WHAT THE EXERCISE ASKS: Print exactly the lines running from the one that holds "Give me the" through the one that holds "const MINOR_STEP = 0.2;", please, and leave the pictures out.

DATA EXCERPTS:
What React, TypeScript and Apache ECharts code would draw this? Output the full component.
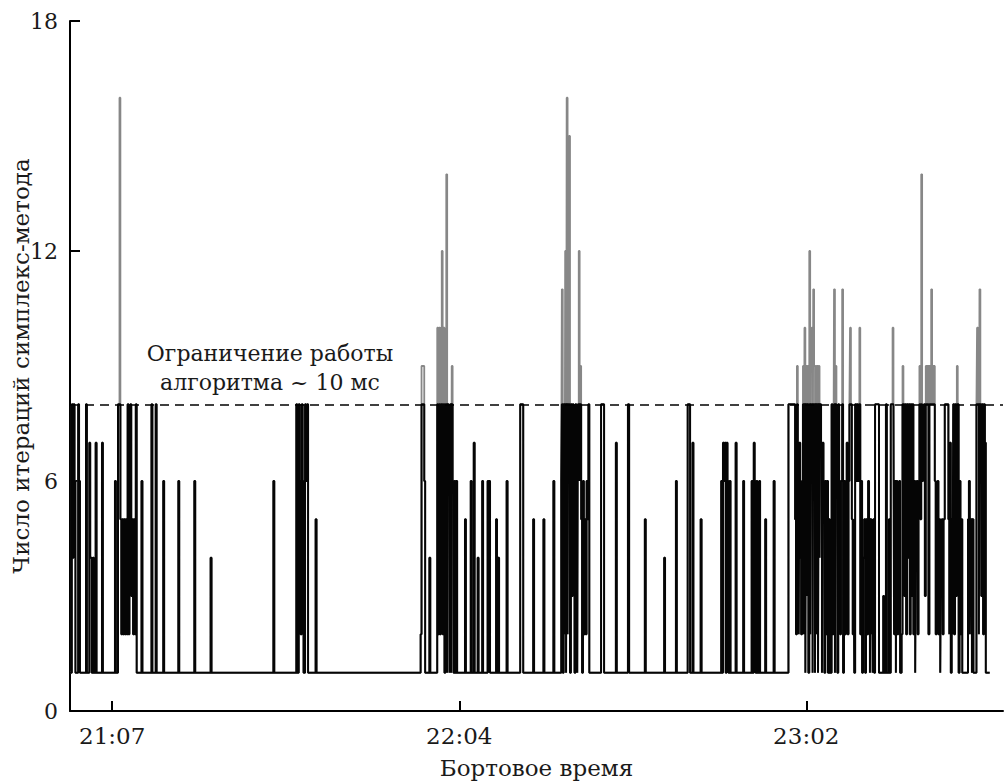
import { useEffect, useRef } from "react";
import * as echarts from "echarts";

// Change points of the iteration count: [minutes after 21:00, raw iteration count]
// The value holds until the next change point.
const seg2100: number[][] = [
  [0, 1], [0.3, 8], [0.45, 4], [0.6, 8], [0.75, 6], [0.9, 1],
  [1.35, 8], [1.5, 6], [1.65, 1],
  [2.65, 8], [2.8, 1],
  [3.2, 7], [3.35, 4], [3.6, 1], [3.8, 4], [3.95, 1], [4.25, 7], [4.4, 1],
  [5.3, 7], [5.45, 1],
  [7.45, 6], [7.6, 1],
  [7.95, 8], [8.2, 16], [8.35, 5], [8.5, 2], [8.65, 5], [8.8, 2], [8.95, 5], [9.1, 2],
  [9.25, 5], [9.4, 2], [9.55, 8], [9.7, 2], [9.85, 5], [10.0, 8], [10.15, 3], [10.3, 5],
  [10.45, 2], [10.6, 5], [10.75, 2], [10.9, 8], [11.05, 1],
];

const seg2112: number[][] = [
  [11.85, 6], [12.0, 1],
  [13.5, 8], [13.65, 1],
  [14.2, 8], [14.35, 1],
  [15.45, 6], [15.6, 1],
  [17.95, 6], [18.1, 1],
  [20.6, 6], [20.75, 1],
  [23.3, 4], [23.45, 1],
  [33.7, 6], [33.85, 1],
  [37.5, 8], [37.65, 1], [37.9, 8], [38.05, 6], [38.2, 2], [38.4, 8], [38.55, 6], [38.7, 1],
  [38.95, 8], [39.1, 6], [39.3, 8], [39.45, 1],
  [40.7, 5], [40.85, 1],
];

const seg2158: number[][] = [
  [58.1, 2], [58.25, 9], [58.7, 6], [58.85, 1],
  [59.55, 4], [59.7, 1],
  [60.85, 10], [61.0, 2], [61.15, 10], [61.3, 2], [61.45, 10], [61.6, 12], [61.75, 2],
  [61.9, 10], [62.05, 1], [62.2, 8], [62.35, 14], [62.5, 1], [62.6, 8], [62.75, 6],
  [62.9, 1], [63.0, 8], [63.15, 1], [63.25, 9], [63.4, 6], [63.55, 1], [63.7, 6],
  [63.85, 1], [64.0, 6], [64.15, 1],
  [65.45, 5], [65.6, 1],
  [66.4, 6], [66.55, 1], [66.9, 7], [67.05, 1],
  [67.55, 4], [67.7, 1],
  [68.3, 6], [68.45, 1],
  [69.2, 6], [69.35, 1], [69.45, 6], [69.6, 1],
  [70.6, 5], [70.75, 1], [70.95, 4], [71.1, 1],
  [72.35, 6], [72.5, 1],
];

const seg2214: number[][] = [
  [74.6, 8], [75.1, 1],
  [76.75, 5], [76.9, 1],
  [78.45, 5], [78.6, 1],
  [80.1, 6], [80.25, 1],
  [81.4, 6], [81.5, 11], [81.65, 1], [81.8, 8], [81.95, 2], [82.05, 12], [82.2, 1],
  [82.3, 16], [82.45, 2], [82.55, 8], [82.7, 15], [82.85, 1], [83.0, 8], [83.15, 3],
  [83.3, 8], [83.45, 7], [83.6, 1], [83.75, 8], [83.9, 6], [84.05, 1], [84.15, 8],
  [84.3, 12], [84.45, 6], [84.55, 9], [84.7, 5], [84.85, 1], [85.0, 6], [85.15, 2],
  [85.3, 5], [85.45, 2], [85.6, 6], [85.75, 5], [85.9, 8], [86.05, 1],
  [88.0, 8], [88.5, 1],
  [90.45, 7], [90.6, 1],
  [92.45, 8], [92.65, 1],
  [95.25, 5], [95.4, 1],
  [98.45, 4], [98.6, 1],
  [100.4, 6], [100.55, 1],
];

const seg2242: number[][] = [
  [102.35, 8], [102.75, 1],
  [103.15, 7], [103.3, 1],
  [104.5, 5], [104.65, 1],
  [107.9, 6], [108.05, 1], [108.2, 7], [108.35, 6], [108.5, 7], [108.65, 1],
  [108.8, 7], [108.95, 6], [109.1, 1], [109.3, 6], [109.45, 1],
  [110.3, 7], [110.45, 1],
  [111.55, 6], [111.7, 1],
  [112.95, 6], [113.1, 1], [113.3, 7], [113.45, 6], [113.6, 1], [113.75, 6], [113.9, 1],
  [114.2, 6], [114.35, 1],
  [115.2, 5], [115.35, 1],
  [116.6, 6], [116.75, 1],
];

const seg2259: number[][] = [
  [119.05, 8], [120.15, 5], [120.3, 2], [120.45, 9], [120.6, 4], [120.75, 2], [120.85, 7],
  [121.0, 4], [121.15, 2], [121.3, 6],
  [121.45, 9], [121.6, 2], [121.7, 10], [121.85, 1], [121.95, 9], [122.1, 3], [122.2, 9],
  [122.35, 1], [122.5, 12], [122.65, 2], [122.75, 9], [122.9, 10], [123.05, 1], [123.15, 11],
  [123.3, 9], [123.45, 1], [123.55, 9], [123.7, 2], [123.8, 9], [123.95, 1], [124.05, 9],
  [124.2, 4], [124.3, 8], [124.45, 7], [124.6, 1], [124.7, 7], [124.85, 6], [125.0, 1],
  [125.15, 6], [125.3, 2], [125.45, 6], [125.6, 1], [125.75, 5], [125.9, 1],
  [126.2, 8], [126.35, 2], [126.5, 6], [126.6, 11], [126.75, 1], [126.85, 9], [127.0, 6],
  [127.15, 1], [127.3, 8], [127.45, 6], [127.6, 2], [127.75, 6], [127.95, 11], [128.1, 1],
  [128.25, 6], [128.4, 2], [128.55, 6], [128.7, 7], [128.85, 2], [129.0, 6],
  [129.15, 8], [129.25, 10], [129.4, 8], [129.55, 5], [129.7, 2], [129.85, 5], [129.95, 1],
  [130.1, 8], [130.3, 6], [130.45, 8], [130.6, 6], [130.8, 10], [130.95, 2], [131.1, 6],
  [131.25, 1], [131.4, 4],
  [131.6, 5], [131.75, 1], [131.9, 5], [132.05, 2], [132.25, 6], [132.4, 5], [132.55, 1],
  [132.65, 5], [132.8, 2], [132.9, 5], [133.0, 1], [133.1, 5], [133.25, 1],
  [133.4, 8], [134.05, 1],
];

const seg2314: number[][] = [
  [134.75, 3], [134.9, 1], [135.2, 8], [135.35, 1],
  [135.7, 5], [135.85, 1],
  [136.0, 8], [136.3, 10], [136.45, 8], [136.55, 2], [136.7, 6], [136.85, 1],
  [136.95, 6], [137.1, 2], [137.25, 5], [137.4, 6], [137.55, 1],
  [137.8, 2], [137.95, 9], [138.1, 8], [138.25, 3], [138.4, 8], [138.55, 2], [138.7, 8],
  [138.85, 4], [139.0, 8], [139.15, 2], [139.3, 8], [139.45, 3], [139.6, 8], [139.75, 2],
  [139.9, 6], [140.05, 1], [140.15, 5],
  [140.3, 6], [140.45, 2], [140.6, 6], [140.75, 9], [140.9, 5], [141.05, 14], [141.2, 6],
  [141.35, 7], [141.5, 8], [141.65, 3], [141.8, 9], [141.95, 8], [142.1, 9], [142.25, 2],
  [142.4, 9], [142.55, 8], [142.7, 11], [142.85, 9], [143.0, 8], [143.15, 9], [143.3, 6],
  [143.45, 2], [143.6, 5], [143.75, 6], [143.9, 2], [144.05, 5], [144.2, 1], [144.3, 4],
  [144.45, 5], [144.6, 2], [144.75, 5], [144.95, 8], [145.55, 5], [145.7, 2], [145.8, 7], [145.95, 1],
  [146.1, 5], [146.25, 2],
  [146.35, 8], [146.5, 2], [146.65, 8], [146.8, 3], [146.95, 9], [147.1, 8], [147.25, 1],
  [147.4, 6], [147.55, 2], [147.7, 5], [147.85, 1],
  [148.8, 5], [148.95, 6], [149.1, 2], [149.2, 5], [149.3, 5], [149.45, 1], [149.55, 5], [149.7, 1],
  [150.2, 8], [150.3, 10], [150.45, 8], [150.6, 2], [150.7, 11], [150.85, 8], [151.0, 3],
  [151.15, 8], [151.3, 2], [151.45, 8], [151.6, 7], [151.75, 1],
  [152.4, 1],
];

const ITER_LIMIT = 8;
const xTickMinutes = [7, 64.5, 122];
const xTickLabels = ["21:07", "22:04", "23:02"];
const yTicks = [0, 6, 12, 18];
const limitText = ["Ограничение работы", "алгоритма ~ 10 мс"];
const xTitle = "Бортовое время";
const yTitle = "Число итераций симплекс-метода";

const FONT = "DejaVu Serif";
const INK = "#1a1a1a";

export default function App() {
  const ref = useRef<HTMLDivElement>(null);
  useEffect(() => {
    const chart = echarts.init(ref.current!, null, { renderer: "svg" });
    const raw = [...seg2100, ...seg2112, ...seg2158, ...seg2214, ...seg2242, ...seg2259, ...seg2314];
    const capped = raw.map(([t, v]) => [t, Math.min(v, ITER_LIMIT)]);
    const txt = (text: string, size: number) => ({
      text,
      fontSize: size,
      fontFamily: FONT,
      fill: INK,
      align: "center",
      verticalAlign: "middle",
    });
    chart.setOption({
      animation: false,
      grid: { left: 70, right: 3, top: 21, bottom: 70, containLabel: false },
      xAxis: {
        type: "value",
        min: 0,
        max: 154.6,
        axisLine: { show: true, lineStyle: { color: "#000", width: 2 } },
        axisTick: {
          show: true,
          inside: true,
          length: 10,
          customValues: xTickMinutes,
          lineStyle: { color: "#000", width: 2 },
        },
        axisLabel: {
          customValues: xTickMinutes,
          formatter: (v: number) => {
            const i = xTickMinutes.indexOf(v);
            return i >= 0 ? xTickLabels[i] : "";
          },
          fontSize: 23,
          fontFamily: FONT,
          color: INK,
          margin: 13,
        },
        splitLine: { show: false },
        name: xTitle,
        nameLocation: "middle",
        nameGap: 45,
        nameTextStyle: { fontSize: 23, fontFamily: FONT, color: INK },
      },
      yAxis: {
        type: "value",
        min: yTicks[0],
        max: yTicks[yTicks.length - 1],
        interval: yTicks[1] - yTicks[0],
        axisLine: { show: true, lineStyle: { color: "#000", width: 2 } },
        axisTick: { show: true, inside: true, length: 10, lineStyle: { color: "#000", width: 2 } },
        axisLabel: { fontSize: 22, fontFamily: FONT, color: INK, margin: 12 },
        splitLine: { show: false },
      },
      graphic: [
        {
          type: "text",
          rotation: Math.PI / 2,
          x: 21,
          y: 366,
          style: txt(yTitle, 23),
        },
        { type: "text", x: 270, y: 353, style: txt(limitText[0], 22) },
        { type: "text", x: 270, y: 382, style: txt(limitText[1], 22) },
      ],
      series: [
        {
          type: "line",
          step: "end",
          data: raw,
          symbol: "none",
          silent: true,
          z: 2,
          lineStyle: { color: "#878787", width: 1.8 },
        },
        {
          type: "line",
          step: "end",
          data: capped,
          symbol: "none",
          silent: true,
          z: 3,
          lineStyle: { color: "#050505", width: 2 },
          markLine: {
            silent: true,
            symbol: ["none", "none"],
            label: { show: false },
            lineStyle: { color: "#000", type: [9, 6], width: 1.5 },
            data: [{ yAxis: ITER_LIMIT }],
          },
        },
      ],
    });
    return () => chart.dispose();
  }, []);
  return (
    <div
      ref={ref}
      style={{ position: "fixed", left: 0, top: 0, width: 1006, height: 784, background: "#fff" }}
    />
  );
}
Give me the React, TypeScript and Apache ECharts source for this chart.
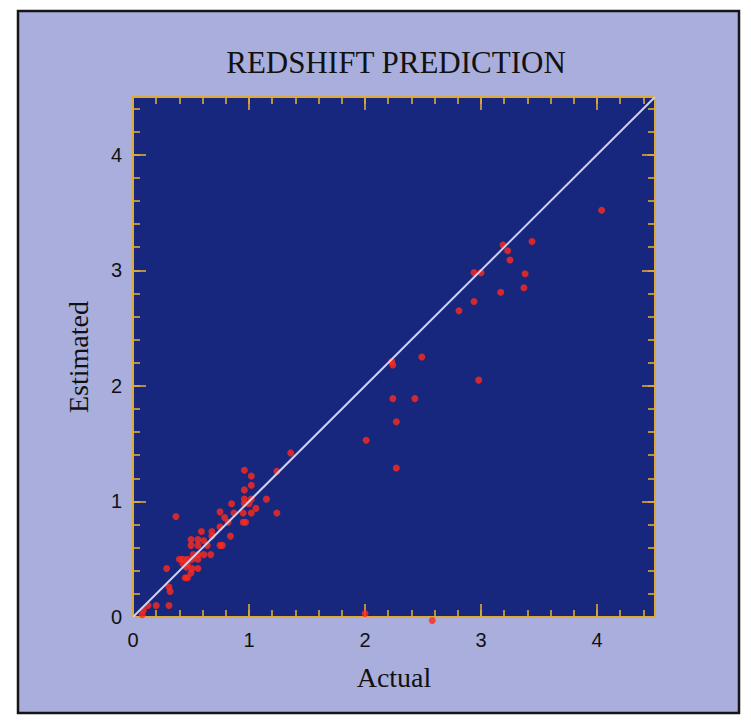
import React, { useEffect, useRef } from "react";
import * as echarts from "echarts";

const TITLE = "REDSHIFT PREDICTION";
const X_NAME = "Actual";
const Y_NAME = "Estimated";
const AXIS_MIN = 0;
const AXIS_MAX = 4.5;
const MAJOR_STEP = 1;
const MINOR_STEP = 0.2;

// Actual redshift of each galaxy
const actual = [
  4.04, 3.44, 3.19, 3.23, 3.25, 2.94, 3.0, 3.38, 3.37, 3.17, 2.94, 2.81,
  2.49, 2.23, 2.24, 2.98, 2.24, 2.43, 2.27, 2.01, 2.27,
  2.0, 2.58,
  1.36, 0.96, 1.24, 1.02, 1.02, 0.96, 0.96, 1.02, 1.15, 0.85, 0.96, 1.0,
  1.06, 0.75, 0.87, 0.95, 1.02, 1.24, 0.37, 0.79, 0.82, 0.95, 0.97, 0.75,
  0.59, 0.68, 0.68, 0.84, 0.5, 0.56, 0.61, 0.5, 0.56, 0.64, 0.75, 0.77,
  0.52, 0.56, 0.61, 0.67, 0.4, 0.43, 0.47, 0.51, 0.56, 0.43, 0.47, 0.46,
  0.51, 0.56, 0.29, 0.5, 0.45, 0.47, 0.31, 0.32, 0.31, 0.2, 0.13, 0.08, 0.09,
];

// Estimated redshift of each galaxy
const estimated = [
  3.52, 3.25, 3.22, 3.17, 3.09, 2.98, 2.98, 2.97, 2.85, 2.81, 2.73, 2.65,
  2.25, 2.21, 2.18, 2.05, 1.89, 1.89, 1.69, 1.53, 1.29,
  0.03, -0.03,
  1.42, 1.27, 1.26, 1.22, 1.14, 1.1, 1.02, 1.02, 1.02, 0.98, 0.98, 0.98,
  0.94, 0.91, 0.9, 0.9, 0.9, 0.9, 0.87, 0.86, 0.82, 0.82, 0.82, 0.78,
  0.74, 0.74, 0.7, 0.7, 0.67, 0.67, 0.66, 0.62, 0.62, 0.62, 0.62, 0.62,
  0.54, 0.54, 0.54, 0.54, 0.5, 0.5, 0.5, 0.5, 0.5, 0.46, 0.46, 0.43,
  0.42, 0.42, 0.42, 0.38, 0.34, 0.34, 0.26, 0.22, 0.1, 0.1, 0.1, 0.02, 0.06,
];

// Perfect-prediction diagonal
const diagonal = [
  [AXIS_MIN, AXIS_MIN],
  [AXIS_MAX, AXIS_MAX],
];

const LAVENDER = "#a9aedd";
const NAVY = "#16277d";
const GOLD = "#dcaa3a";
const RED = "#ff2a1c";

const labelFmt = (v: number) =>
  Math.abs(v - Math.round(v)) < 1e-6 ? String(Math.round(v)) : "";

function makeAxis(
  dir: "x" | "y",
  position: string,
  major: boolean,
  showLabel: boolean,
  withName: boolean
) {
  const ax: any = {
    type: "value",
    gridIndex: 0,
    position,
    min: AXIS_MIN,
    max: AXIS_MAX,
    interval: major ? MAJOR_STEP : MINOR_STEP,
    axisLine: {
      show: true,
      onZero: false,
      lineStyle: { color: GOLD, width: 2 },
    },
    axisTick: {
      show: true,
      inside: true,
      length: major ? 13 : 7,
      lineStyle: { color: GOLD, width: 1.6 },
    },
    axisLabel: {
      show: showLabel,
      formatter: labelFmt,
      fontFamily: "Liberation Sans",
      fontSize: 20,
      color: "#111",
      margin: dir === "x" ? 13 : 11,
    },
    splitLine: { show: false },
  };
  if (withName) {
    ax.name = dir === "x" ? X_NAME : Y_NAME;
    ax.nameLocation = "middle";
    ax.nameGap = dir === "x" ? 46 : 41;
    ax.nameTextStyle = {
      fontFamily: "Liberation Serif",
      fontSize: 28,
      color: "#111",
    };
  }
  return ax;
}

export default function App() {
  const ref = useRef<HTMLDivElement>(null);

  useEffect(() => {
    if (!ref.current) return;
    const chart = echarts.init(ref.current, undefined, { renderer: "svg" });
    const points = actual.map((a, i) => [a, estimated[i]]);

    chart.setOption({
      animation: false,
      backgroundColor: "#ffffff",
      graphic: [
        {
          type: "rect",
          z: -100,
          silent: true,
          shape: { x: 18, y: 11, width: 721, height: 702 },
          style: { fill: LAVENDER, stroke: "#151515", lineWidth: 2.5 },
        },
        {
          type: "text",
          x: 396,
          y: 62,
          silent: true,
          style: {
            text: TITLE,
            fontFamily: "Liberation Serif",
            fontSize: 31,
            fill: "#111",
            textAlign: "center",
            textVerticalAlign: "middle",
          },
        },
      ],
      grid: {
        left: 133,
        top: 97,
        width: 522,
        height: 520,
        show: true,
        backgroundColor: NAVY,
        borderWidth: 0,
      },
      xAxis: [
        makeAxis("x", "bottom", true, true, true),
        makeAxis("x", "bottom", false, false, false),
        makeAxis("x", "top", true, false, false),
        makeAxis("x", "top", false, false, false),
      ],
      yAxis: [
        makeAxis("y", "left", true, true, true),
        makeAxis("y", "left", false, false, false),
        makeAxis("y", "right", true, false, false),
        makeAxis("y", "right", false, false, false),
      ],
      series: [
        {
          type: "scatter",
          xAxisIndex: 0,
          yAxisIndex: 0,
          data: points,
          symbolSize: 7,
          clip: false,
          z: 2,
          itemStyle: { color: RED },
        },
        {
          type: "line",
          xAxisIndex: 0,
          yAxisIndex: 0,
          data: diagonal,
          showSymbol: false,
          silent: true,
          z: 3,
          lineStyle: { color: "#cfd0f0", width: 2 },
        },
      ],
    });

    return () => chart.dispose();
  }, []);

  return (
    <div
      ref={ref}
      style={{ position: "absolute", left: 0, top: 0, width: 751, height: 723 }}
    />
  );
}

EXERCISE ANSWER:
Give me the React, TypeScript and Apache ECharts source for this chart.
import React, { useEffect, useRef } from "react";
import * as echarts from "echarts";

const TITLE = "REDSHIFT PREDICTION";
const X_NAME = "Actual";
const Y_NAME = "Estimated";
const AXIS_MIN = 0;
const AXIS_MAX = 4.5;
const MAJOR_STEP = 1;
const MINOR_STEP = 0.2;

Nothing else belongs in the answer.